Because these are teen movies, parents should be extremely aware of them. “Easy A,” although not explicit in behavior, is entirely about sex and introduces (hopefully) new concepts. Surprisingly, It’s rated only PG-13 for “thematic elements including teen sexuality, language, and some drug material.” “Virginity Hit” is much more explicit, with frontal nudity and heavy drug use, among other things. It’s rated R. They end with simplistic moral messages. (Spoiler alert) “Easy A” concludes that “it’s nobody’s business” when Olive has sex. It rejects both wild hedonism and moral restrictions. Olive rides off with the sweet boy she liked all along, still a virgin. “Virginity Hit” wraps up with Matt sleeping with Nicole after their reconciliation, sagely opining “You should lose your virginity with someone you love.” Ah, if only it were so simple.
Both “Easy A” and “Virginity Hit” exist in a world in which the characters obsessively share their intimate details with the world. “Easy A” is told in the framework of a video blog. “Virginity Hit” is a supposed documentary. Last week, Camille Pagilla theorized in the (UK) Sunday Times Magazine that “Generation Gaga” represents the last gasp of the “exhausted end of the sexual revolution.”
With her manufactured attempts to be shocking, Lady Gaga is “laminated,” “dour,” “creepy,” and “coercive,” writes Pagilla. Worse, she’s not at all sexy.
“Generation Gaga doesn’t identify with powerful vocal styles because their own voices have atrophied: they communicate mutely via a constant stream of atomised, telegraphic text messages. Gaga’s flat affect doesn’t bother them because they’re not attuned to facial expressions.
“Gaga’s fans are marooned in a global technocracy of fancy gadgets but emotional poverty. Borderlines have been blurred between public and private: reality TV shows multiply, cell phone conversations blare everywhere; secrets are heedlessly blabbed on Facebook and Twitter. Hence, Gaga gratuitously natters on about her vagina…”

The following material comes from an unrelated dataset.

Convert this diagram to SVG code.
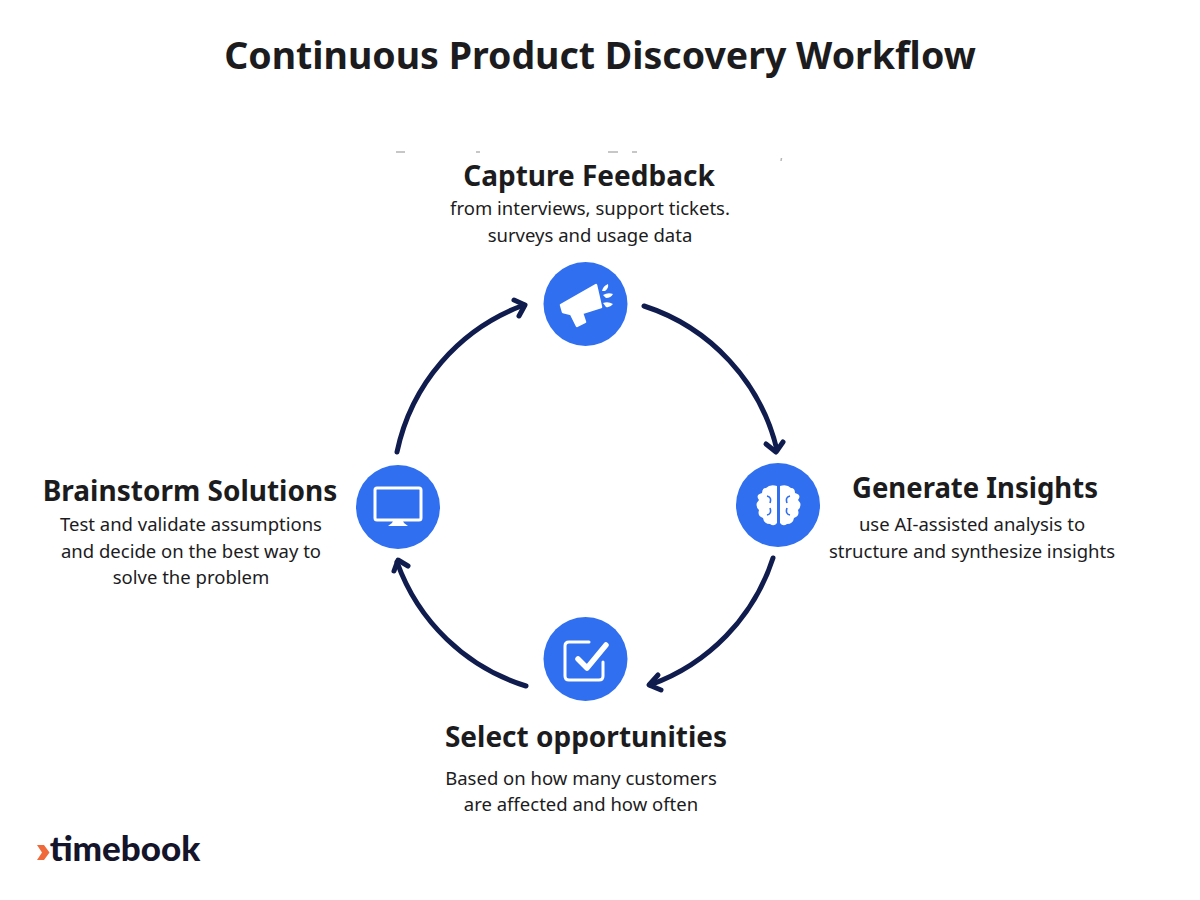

The sexual revolution has not led to a free-love utopia as the hippies imagined or to wild orgies as their parents feared, but to bored children sitting on a couch discussing sex toys in monotone and smart girls pretending to be trashy for attention. We hear about celebrities’ decoration of their nether regions and their Twitter musings about past lovers. We know all sorts of other things we wish we didn’t know: Colored condoms and STDs and Hugh Hefner’s twins and jokes and erotic shampoo commercials and heartbreak. Sexual banality is in the air we breathe, in the air our children breathe.
What we’ve lost is why it matters. Isn’t there more to sex than this?